The endogenous cannabinoid (or endocannabinoid) system (ECS) is part of a central neuromodulatory system thought to play a key role in the regulation of feeding behavior and energy balance. However, increasing evidence suggests that modulation of the ECS may also act to regulate peripheral mechanisms involved in these processes, including lipogenesis in adipose tissue and liver, insulin release from pancreatic β-cells, and glucose uptake into skeletal muscle. It was recently shown that cannabinoid receptor type 1 (CB1) and type 2 (CB2), both key components of the ECS, are expressed in human and rodent skeletal muscle. However, their role in modulating insulin sensitivity in this metabolically active tissue has yet to be determined. Our aim was to establish the role, if any, of these receptors in modulating insulin sensitivity in skeletal muscle cells.


Cultured skeletal muscle cells were exposed to CB1 and/or CB2 pharmacological agonists/antagonists/inverse agonists, and the resulting effects on insulin-regulated phosphatidylinositol 3 kinase (PI 3-kinase)–protein kinase B (PKB) and extracellular signal–related kinases 1/2 (ERK1/2)-directed signaling were determined.

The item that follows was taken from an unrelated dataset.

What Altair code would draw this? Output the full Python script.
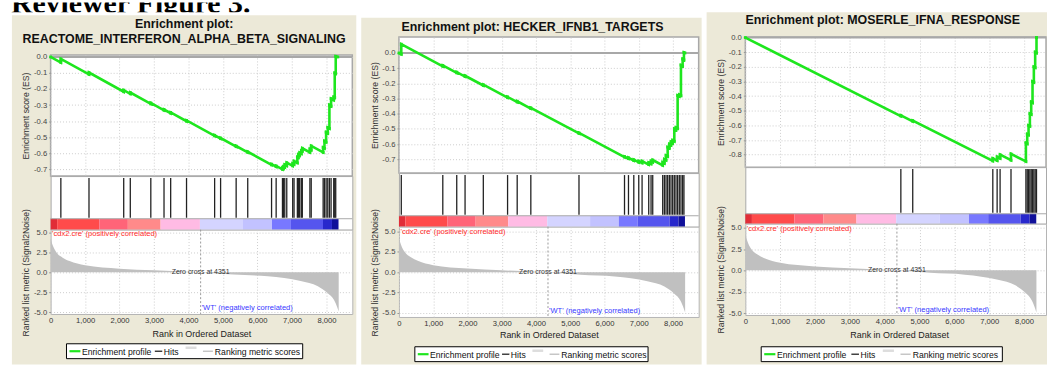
import altair as alt
import pandas as pd

FONT = "Liberation Sans"
GREEN = "#1ee61e"
BEIGE = "#ece9d8"
GRID = "#cdcdcd"

# Ranked list metric (Signal2Noise) shared by the three gene sets
metric_rank = [0, 60, 160, 350, 550, 1000, 2000, 3000, 4351, 5300, 6300, 7250, 7750, 8030, 8220, 8320, 8355]
metric_value = [4.2, 3.4, 2.55, 1.85, 1.42, 0.88, 0.46, 0.25, 0.0, -0.29, -0.5, -1.1, -1.75, -2.6, -3.5, -4.5, -4.95]
zero_cross = 4351

# Heat strip under the hit marks
heat_edges = [0, 190, 1410, 2240, 3190, 4330, 5580, 6420, 6970, 7900, 8160, 8350]
heat_colors = ["#e12d37", "#ff4b4b", "#ff6478", "#ff8a8a", "#ffbbe4", "#d4d4ff",
               "#c2c2ff", "#7878ff", "#5555ee", "#2828cc", "#10109a"]

rank_ticks = [0, 1000, 2000, 3000, 4000, 5000, 6000, 7000, 8000]
metric_ticks = [5.0, 2.5, 0.0, -2.5, -5.0]

# Gene set titles
titles = [
    ["Enrichment plot:", "REACTOME_INTERFERON_ALPHA_BETA_SIGNALING"],
    ["Enrichment plot: HECKER_IFNB1_TARGETS"],
    ["Enrichment plot: MOSERLE_IFNA_RESPONSE"],
]

# Hit positions and running enrichment score just before / after each hit
hits_1 = [297, 1113, 2120, 2311, 2906, 3289, 3482, 3942, 4757, 4930, 5381, 5717, 6408, 6541,
          6724, 6754, 6791, 6849, 7021, 7060, 7156, 7185, 7223, 7271, 7300, 7520, 7558,
          7904, 7942, 7990, 8038, 8086, 8134, 8211, 8240, 8269]
es_before_1 = [-0.035, -0.109, -0.217, -0.230, -0.293, -0.333, -0.351, -0.401, -0.493, -0.510,
               -0.560, -0.596, -0.674, -0.685, -0.702, -0.696, -0.688, -0.679, -0.680, -0.670,
               -0.661, -0.628, -0.615, -0.604, -0.588, -0.596, -0.580, -0.596, -0.570, -0.531,
               -0.476, -0.446, -0.306, -0.269, -0.253, -0.103]
es_after_1 = [-0.012, -0.097, -0.207, -0.222, -0.287, -0.328, -0.346, -0.396, -0.489, -0.506,
              -0.556, -0.592, -0.669, -0.680, -0.692, -0.684, -0.672, -0.660, -0.665, -0.650,
              -0.625, -0.610, -0.598, -0.585, -0.570, -0.575, -0.555, -0.565, -0.525, -0.470,
              -0.440, -0.300, -0.260, -0.250, -0.100, 0.004]
es_end_1 = 8330

hits_2 = [68, 1280, 1687, 1930, 2463, 3171, 3452, 3850, 5256, 6585, 6701, 6856, 7001, 7098,
          7292, 7360, 7409, 7700, 7748, 7797, 7845, 7894, 7942, 7991, 8039, 8088, 8136, 8185,
          8233, 8282, 8320]
es_before_2 = [-0.008, -0.088, -0.131, -0.155, -0.214, -0.294, -0.323, -0.366, -0.530, -0.686,
               -0.696, -0.709, -0.720, -0.724, -0.735, -0.730, -0.718, -0.740, -0.726, -0.706,
               -0.681, -0.626, -0.606, -0.591, -0.581, -0.506, -0.496, -0.286, -0.281, -0.086,
               -0.045]
es_after_2 = [0.058, -0.082, -0.126, -0.150, -0.209, -0.289, -0.318, -0.361, -0.526, -0.682,
              -0.690, -0.703, -0.712, -0.712, -0.722, -0.712, -0.705, -0.720, -0.700, -0.675,
              -0.620, -0.600, -0.585, -0.575, -0.500, -0.490, -0.280, -0.275, -0.080, -0.040,
              0.004]
es_end_2 = 8350

hits_3 = [4464, 4805, 7103, 7227, 7312, 7625, 8053, 8091, 8129, 8167, 8205, 8243, 8281, 8319, 8357]
es_before_3 = [-0.536, -0.572, -0.843, -0.840, -0.825, -0.838, -0.846, -0.725, -0.665, -0.605,
               -0.525, -0.445, -0.305, -0.205, -0.105]
es_after_3 = [-0.531, -0.567, -0.825, -0.815, -0.800, -0.795, -0.720, -0.660, -0.600, -0.520,
              -0.440, -0.300, -0.200, -0.100, 0.0]
es_end_3 = 8360

es_ticks_1 = [0.0, -0.1, -0.2, -0.3, -0.4, -0.5, -0.6, -0.7]
es_ticks_2 = [0.0, -0.1, -0.2, -0.3, -0.4, -0.5, -0.6, -0.7]
es_ticks_3 = [0.0, -0.1, -0.2, -0.3, -0.4, -0.5, -0.6, -0.7, -0.8]

PANELS = [
    dict(hits=hits_1, before=es_before_1, after=es_after_1, end=es_end_1, ticks=es_ticks_1),
    dict(hits=hits_2, before=es_before_2, after=es_after_2, end=es_end_2, ticks=es_ticks_2),
    dict(hits=hits_3, before=es_before_3, after=es_after_3, end=es_end_3, ticks=es_ticks_3),
]

# Geometry of each card (pixels, relative to the card's plotting origin)
LAYOUT = [
    dict(w=304, rank_max=8750, head_h=43, es_h=122, hit_h=54, cb_top=43, rank_h=85,
         es_dom=[-0.7435, 0.0124], rank_dom=[-5.25, 5.375],
         card=(-39, 308, 3), title_x=134.5, title_y=[12, 27],
         legend=(16, 254, 115, 130), ytitle_r=43, xtitle=(152, 20), red_y=4, blue_y=79),
    dict(w=302, rank_max=8750, head_h=25, es_h=137, hit_h=54, cb_top=43, rank_h=91,
         es_dom=[-0.791, 0.1046], rank_dom=[-5.49, 5.61],
         card=(-38, 305, 5.5), title_x=134.5, title_y=[15],
         legend=(16, 251, 121, 136), ytitle_r=46, xtitle=(151, 18), red_y=5, blue_y=85),
    dict(w=303, rank_max=8630, head_h=25, es_h=131, hit_h=57, cb_top=47, rank_h=92,
         es_dom=[-0.885, 0.003], rank_dom=[-5.23, 5.47],
         card=(-39, 304, 0), title_x=138.5, title_y=[8],
         legend=(16, 259, 124, 139), ytitle_r=46, xtitle=(155, 20), red_y=5, blue_y=87),
]
CARD_BOTTOM = 355

HYPHEN = "replace(format(datum.value, '.1f'), '\u2212', '-')"
one = pd.DataFrame({"k": [0]})


def build_panel(k):
    P, L = PANELS[k], LAYOUT[k]
    W = L["w"]
    xs = alt.Scale(domain=[0, L["rank_max"]], nice=False, zero=False)

    # ---- header: beige card and title ----
    cx0, cx1, cy0 = L["card"]
    card = alt.Chart(one).mark_rect(color=BEIGE).encode(
        x=alt.value(cx0), x2=alt.value(cx1), y=alt.value(cy0), y2=alt.value(CARD_BOTTOM))
    head_layers = [card]
    for text, ty in zip(titles[k], L["title_y"]):
        head_layers.append(alt.Chart(one).mark_text(
            text=text, font=FONT, fontSize=12.5, fontWeight="bold", color="#111111",
            align="center", baseline="middle").encode(
            x=alt.value(L["title_x"]), y=alt.value(ty)))
    header = alt.layer(*head_layers).properties(width=W, height=L["head_h"])

    # ---- running enrichment score ----
    ranks, scores = [0], [0.0]
    for h, b, a in zip(P["hits"], P["before"], P["after"]):
        ranks += [h, h]
        scores += [b, a]
    ranks.append(P["end"])
    scores.append(0.0)
    es_df = pd.DataFrame({"i": list(range(len(ranks))), "rank": ranks, "es": scores})

    es_y = alt.Scale(domain=L["es_dom"], nice=False, zero=False)
    zero_line = alt.Chart(one).mark_rule(color="#a8a8a8", strokeWidth=2).encode(y=alt.datum(0))
    es_line = alt.Chart(es_df).mark_line(
        color=GREEN, strokeWidth=2.6,
        point=alt.OverlayMarkDef(color=GREEN, filled=True, shape="square", size=8)).encode(
        x=alt.X("rank:Q", scale=xs, axis=alt.Axis(
            values=rank_ticks, tickCount=50, labels=False, ticks=False, domain=False,
            title="", grid=True, gridColor=GRID, gridDash=[1, 2])),
        y=alt.Y("es:Q", scale=es_y, axis=alt.Axis(
            values=P["ticks"], tickCount=50, labelExpr=HYPHEN, labelFont=FONT,
            labelFontSize=7.7, labelColor="#444444", labelPadding=2, labelOverlap=False,
            tickSize=2, tickColor="#999999", domain=False, grid=True, gridColor=GRID,
            gridDash=[1, 2], title="Enrichment score (ES)", titleFont=FONT, titleFontSize=8.7,
            titleFontWeight="normal", titleColor="#333333", titleAngle=270,
            titleX=-25, titleY=L["es_h"] / 2, titleAlign="center", titleBaseline="middle")),
        order="i:Q")
    es_view = alt.layer(zero_line, es_line).properties(
        width=W, height=L["es_h"],
        view=alt.ViewBackground(fill="white", stroke="#a8a8a8", strokeWidth=1.5))

    # ---- hits and heat strip ----
    hits_df = pd.DataFrame({"rank": P["hits"]})
    heat_df = pd.DataFrame({"start": heat_edges[:-1], "end": heat_edges[1:], "color": heat_colors})
    hit_rules = alt.Chart(hits_df).mark_rule(color="#222222", strokeWidth=1.3).encode(
        x=alt.X("rank:Q", scale=xs, axis=None),
        y=alt.value(2), y2=alt.value(L["cb_top"] - 1))
    heat = alt.Chart(heat_df).mark_rect().encode(
        x=alt.X("start:Q", scale=xs, axis=None), x2="end:Q",
        y=alt.value(L["cb_top"]), y2=alt.value(L["hit_h"]),
        color=alt.Color("color:N", scale=None))
    strip_top = alt.Chart(one).mark_rule(color="#a8a8a8", strokeWidth=1).encode(
        x=alt.value(0), x2=alt.value(W), y=alt.value(L["cb_top"]))
    hit_view = alt.layer(hit_rules, heat, strip_top).properties(
        width=W, height=L["hit_h"],
        view=alt.ViewBackground(fill="white", stroke="#a8a8a8", strokeWidth=1))

    # ---- ranked list metric ----
    metric_df = pd.DataFrame({"rank": metric_rank, "metric": metric_value})
    zc_df = pd.DataFrame({"rank": [zero_cross]})
    ry = alt.Scale(domain=L["rank_dom"], nice=False, zero=False)
    area = alt.Chart(metric_df).mark_area(color="#c0c0c0", interpolate="monotone").encode(
        x=alt.X("rank:Q", scale=xs, axis=alt.Axis(
            values=rank_ticks, tickCount=50, format=",d", labelFlush=False, labelOverlap=False,
            labelFont=FONT, labelFontSize=7.7, labelColor="#333333", labelPadding=3,
            ticks=False, domain=False, grid=True, gridColor=GRID, gridDash=[1, 2],
            title="Rank in Ordered Dataset", titleFont=FONT, titleFontSize=9,
            titleFontWeight="normal", titleColor="#222222",
            titleX=L["xtitle"][0], titleY=L["xtitle"][1], titleAlign="center",
            titleBaseline="middle")),
        y=alt.Y("metric:Q", scale=ry, axis=alt.Axis(
            values=metric_ticks, tickCount=50, labelExpr=HYPHEN, labelFont=FONT,
            labelFontSize=7.7, labelColor="#444444", labelPadding=2, labelOverlap=False,
            tickSize=2, tickColor="#999999", domain=False, grid=True, gridColor=GRID,
            gridDash=[1, 2], title="Ranked list metric (Signal2Noise)", titleFont=FONT,
            titleFontSize=8.7, titleFontWeight="normal", titleColor="#333333", titleAngle=270,
            titleX=-25, titleY=L["ytitle_r"], titleAlign="center", titleBaseline="middle")),
        y2=alt.datum(0))
    zc_rule = alt.Chart(zc_df).mark_rule(color="#9a9a9a", strokeDash=[2, 2]).encode(
        x=alt.X("rank:Q", scale=xs))
    zc_text = alt.Chart(zc_df).mark_text(
        text=f"Zero cross at {zero_cross}", font=FONT, fontSize=7, color="#333333",
        baseline="middle", align="center").encode(x=alt.X("rank:Q", scale=xs), y=alt.datum(0))
    pos_text = alt.Chart(one).mark_text(
        text="'cdx2.cre' (positively correlated)", font=FONT, fontSize=7.6, color="#ff2b2b",
        align="left", baseline="middle").encode(x=alt.value(1.5), y=alt.value(L["red_y"]))
    neg_text = alt.Chart(zc_df).mark_text(
        text="'WT' (negatively correlated)", font=FONT, fontSize=7.6, color="#3838ff",
        align="left", baseline="middle", dx=1).encode(
        x=alt.X("rank:Q", scale=xs), y=alt.value(L["blue_y"]))

    # legend box under the axis title
    x0, x1, y0, y1 = L["legend"]
    s = (x1 - x0) / 238.0
    yc = (y0 + y1) / 2
    box = alt.Chart(one).mark_rect(fill="white", stroke="#000000", strokeWidth=1).encode(
        x=alt.value(x0), x2=alt.value(x1), y=alt.value(y0), y2=alt.value(y1))
    leg = [box]

    def seg(a, b, color, width, yy=yc):
        return alt.Chart(one).mark_rule(color=color, strokeWidth=width).encode(
            x=alt.value(x0 + a * s), x2=alt.value(x0 + b * s), y=alt.value(yy))

    def lab(a, text):
        return alt.Chart(one).mark_text(
            text=text, font=FONT, fontSize=8.7, color="#111111", align="left",
            baseline="middle").encode(x=alt.value(x0 + a * s), y=alt.value(yc + 0.5))

    leg += [seg(3, 14, GREEN, 2.2), lab(15.5, "Enrichment profile"),
            seg(89, 96.5, "#111111", 1.2), lab(98, "Hits"),
            seg(120, 131, "#dddddd", 2.5, yc - 3.5),
            seg(137.5, 147.5, "#b8b8b8", 1.2), lab(149.5, "Ranking metric scores")]

    rank_view = alt.layer(area, zc_rule, zc_text, pos_text, neg_text, *leg).properties(
        width=W, height=L["rank_h"],
        view=alt.ViewBackground(fill="white", stroke="#b4b4b4", strokeWidth=1))

    return alt.vconcat(header, es_view, hit_view, rank_view, spacing=0, bounds="flush")


caption = alt.Chart(one).mark_text(
    text="Reviewer Figure 3.", font="Liberation Serif", fontSize=30, fontWeight="bold",
    color="#000000", align="left", baseline="alphabetic", clip=True).encode(
    x=alt.value(10), y=alt.value(11)).properties(width=1048, height=10)

# narrow blank cell that sets the left margin of the first card
spacer = alt.Chart(one).mark_rect(opacity=0).encode(
    x=alt.value(0), x2=alt.value(6), y=alt.value(0), y2=alt.value(1)).properties(width=6, height=1)

row = alt.hconcat(spacer, build_panel(0), build_panel(1), build_panel(2),
                  spacing=3, bounds="full")

chart = alt.vconcat(caption, row, spacing=0, bounds="flush").properties(
    padding=0, background="white"
).configure(font=FONT).configure_axis(labelOverlap=False).configure_view(stroke="transparent")

chart.save("out.html", embed_options={"renderer": "svg", "actions": False})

Here, we report that modulating the activity of the ECS in skeletal muscle regulates both insulin-dependent mitogen-activated protein (MAP) kinase (ERK1/2) and the canonical PI 3-kinase/PKB signaling pathways. We show that pharmacological activation or inhibition of CB1 receptor activity exerts a differential effect with regard to MAP kinase– and PKB-directed signaling.


Our study provides evidence that signaling via cannabinoid receptors can significantly modulate mitogenic and metabolic signaling in skeletal muscle with important implications for muscle growth and differentiation as well as the regulation of glucose and lipid metabolism.